◆ Information shown:
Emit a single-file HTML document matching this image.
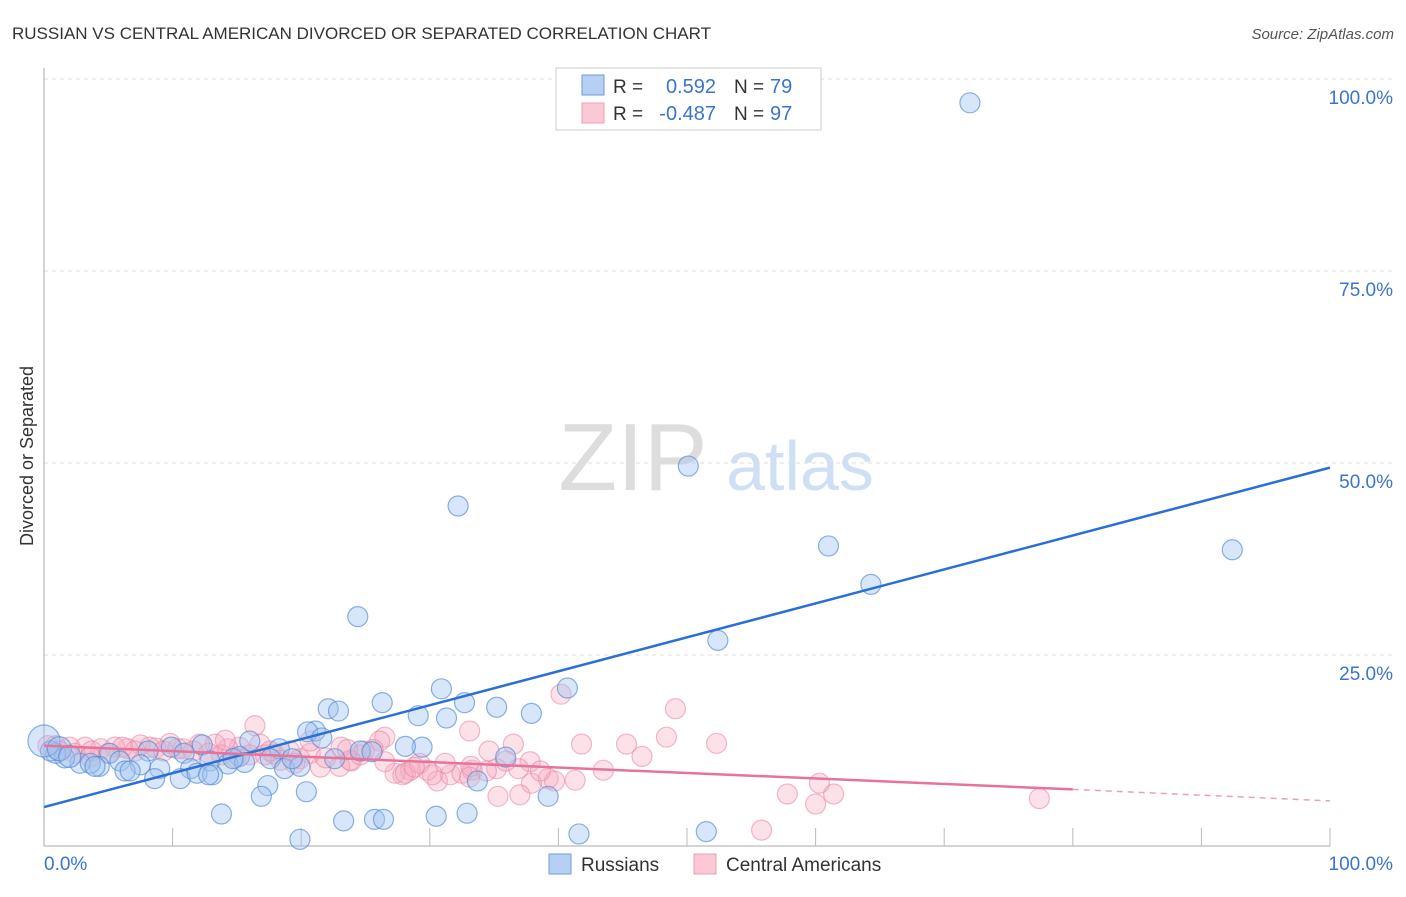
<!DOCTYPE html>
<html><head><meta charset="utf-8"><style>
body{margin:0;background:#fff;font-family:"Liberation Sans",sans-serif;}
svg text{font-family:"Liberation Sans",sans-serif;}
</style></head><body>
<svg id="chart" width="1406" height="892" viewBox="0 0 1406 892" xmlns="http://www.w3.org/2000/svg">
<text x="12" y="39" font-size="17" fill="#333">RUSSIAN VS CENTRAL AMERICAN DIVORCED OR SEPARATED CORRELATION CHART</text>
<text x="1394" y="39" font-size="15" fill="#555" text-anchor="end" font-style="italic">Source: ZipAtlas.com</text>
<text x="633" y="490" font-size="96" fill="#ddd" font-family="Liberation Serif" text-anchor="middle">ZIP</text>
<text x="800" y="490" font-size="70" fill="#cfe0f5" text-anchor="middle">atlas</text>
<text transform="translate(33,456) rotate(-90)" font-size="18" fill="#333" text-anchor="middle">Divorced or Separated</text>
<g id="grid"></g><g id="axes"></g><g id="pts"></g><g id="lines"></g>
<g>
<rect x="556" y="68" width="265" height="62" fill="#fff" stroke="#ccc"/>
<rect x="582" y="75" width="22" height="20" fill="#b5d0f3" stroke="#6f9ad8"/>
<rect x="582" y="103" width="22" height="20" fill="#fbc9d6" stroke="#eda0b6"/>
<text x="613" y="93" font-size="19" fill="#333">R =</text><text x="716" y="93" font-size="20" fill="#3a74d0" text-anchor="end">0.592</text>
<text x="734" y="93" font-size="19" fill="#333">N =</text><text x="770" y="93" font-size="20" fill="#3a74d0">79</text>
<text x="613" y="120" font-size="19" fill="#333">R =</text><text x="716" y="120" font-size="20" fill="#3a74d0" text-anchor="end">-0.487</text>
<text x="734" y="120" font-size="19" fill="#333">N =</text><text x="770" y="120" font-size="20" fill="#3a74d0">97</text>
</g>
<g>
<rect x="549" y="854" width="22" height="20" fill="#b5d0f3" stroke="#6f9ad8"/>
<text x="581" y="871" font-size="19" fill="#333">Russians</text>
<rect x="694" y="854" width="22" height="20" fill="#fbc9d6" stroke="#eda0b6"/>
<text x="726" y="871" font-size="19" fill="#333">Central Americans</text>
</g>
</svg>
<script>
const yTicks=[0,25,50,75,100];
const yTickLabels=["","25.0%","50.0%","75.0%","100.0%"];
const xTicks=[10,20,30,40,50,60,70,80,90,100];
const russiansX=[72.0,50.1,32.2,61.0,92.4,64.3,24.4,52.4,26.3,40.7,30.9,32.7,35.2,22.1,22.9,37.9,29.1,31.3,21.1,20.5,21.6,16.0,12.3,18.3,24.6,29.4,35.9,22.6,9.9,10.9,15.2,5.1,8.1,5.9,4.3,2.8,1.6,0.9,0.5,3.6,7.5,9.0,11.4,12.9,14.3,15.6,17.6,18.7,19.9,6.3,8.6,10.6,11.9,13.1,17.4,16.9,20.4,12.8,39.2,33.7,13.8,23.3,25.7,26.4,30.5,32.9,19.9,41.6,51.5,0,1.2,2.0,3.97,6.7,14.7,19.3,28.1,25.5];
const russiansY=[96.9,49.6,44.4,39.2,38.7,34.2,30.0,26.9,18.8,20.7,20.6,18.8,18.2,18.0,17.7,17.4,17.1,16.8,15.1,15.0,14.2,13.8,13.3,12.8,12.5,13.0,11.7,11.5,13.0,12.2,11.8,12.2,12.5,11.2,10.5,10.9,11.6,12.2,12.5,10.9,10.7,10.2,10.2,11.2,10.8,11.0,11.5,10.2,10.5,9.9,8.9,8.9,9.6,9.4,8.0,6.6,7.2,9.4,6.6,8.6,4.3,3.4,3.6,3.6,4.0,4.4,1.0,1.7,2.0,13.8,12.8,11.8,10.5,9.9,11.5,11.5,13.1,12.4];
const russiansR=[10,10,10,10,10,10,10,10,10,10,10,10,10,10,10,10,10,10,10,10,10,10,10,10,10,10,10,10,10,10,10,10,10,10,10,10,10,10,10,10,10,10,10,10,10,10,10,10,10,10,10,10,10,10,10,10,10,10,10,10,10,10,10,10,10,10,10,10,10,16,12,11,10,10,10,10,10,10];
const centralX=[77.4,55.8,60.0,61.4,60.3,57.8,49.1,48.4,52.3,45.3,46.5,43.5,41.8,40.2,41.3,39.2,37.9,36.5,34.6,33.1,33.3,35.2,37.8,39.7,36.9,38.6,37.0,35.3,30.6,31.6,32.5,29.8,28.5,27.3,27.9,26.5,26.1,24.9,23.9,23.0,21.5,19.9,19.1,17.9,16.4,16.8,15.2,14.3,13.3,12.1,10.8,9.8,8.7,7.5,6.5,5.5,4.4,3.2,2.0,0.9,0.3,1.2,2.4,3.7,5.0,6.1,7.1,8.2,9.3,10.4,11.6,12.8,13.8,14.9,16.0,17.2,18.4,19.5,20.7,21.9,23.1,23.8,24.6,25.6,26.5,28.1,29.2,31.2,33.2,34.4,35.9,33.1,28.8,30.2,23.6,20.7,14.1,3.6,17.6];
const centralY=[6.3,2.2,5.6,6.9,8.3,6.9,18.0,14.3,13.5,13.4,11.8,10.0,13.4,19.9,8.7,8.9,8.3,13.4,12.5,15.1,10.0,10.2,11.1,8.6,10.2,9.9,6.8,6.6,8.6,9.4,9.6,10.0,10.0,9.6,9.4,14.3,13.8,12.5,11.2,10.5,10.4,11.5,12.5,12.1,15.8,13.4,13.0,12.8,13.4,13.4,12.8,13.5,12.9,13.3,12.8,13.0,12.8,13.0,13.0,13.2,13.2,12.5,12.2,12.5,12.2,13.0,12.5,13.0,12.5,12.8,12.5,12.2,12.0,11.6,12.0,12.0,11.3,10.9,12.2,11.6,13.0,11.3,12.0,12.7,11.1,9.6,10.9,10.9,10.5,9.9,11.2,9.1,10.4,9.4,12.7,13.8,13.9,11.7,12.5];
const xAxis=v=>44+v*12.86;
const yAxis=v=>847-v*7.68;
const NS="http://www.w3.org/2000/svg";
function mk(tag,attrs,parent){const e=document.createElementNS(NS,tag);for(const k in attrs)e.setAttribute(k,attrs[k]);parent.appendChild(e);return e;}
const grid=document.getElementById('grid'),axes=document.getElementById('axes'),pts=document.getElementById('pts'),lines=document.getElementById('lines');
yTicks.forEach((t,i)=>{
 if(t>0){const g=mk('line',{x1:44,x2:1394,y1:yAxis(t),y2:yAxis(t),stroke:'#ddd','stroke-dasharray':'4,4'},grid);
 
 }
 if(yTickLabels[i]){const tx=mk('text',{x:1393,y:yAxis(t)+25,'font-size':19,fill:'#3a74d0','text-anchor':'end'},axes);tx.textContent=yTickLabels[i];
 
 }
});
mk('line',{x1:44,x2:44,y1:68,y2:846,stroke:'#aaa'},axes);
mk('line',{x1:44,x2:1330,y1:846,y2:846,stroke:'#aaa'},axes);
xTicks.forEach(t=>{const l=mk('line',{x1:xAxis(t),x2:xAxis(t),y1:828,y2:846,stroke:'#bbb'},axes);
 
 });
const x0=mk('text',{x:44,y:870,'font-size':19,fill:'#3a74d0'},axes);x0.textContent='0.0%';


const x1=mk('text',{x:1393,y:870,'font-size':19,fill:'#3a74d0','text-anchor':'end'},axes);x1.textContent='100.0%';


centralX.forEach((v,i)=>{const c=mk('circle',{cx:xAxis(v),cy:yAxis(centralY[i]),r:10,fill:'rgba(247,170,192,0.35)',stroke:'rgba(232,130,160,0.55)','stroke-width':1.2},pts);
 
 });
russiansX.forEach((v,i)=>{const c=mk('circle',{cx:xAxis(v),cy:yAxis(russiansY[i]),r:russiansR[i],fill:'rgba(160,196,240,0.42)',stroke:'rgba(80,135,210,0.65)','stroke-width':1.2},pts);
 
 });
const bl=mk('line',{x1:xAxis(0),y1:yAxis(5.2),x2:xAxis(100),y2:yAxis(49.4),stroke:'#2a6fd6','stroke-width':2.5},lines);


const pl=mk('line',{x1:xAxis(0),y1:yAxis(13.2),x2:xAxis(80),y2:yAxis(7.5),stroke:'#e8739a','stroke-width':2.5},lines);


const pd=mk('line',{x1:xAxis(80),y1:yAxis(7.5),x2:xAxis(100),y2:yAxis(6.0),stroke:'#e8a0b8','stroke-width':1.5,'stroke-dasharray':'6,5'},lines);


</script>
</body></html>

◆ Problem to work on:
In the listing, find each line with the string "document" and copy it.

◆ Answer in full:
Emit a single-file HTML document matching this image.
function mk(tag,attrs,parent){const e=document.createElementNS(NS,tag);for(const k in attrs)e.setAttribute(k,attrs[k]);parent.appendChild(e);return e;}
const grid=document.getElementById('grid'),axes=document.getElementById('axes'),pts=document.getElementById('pts'),lines=document.getElementById('lines');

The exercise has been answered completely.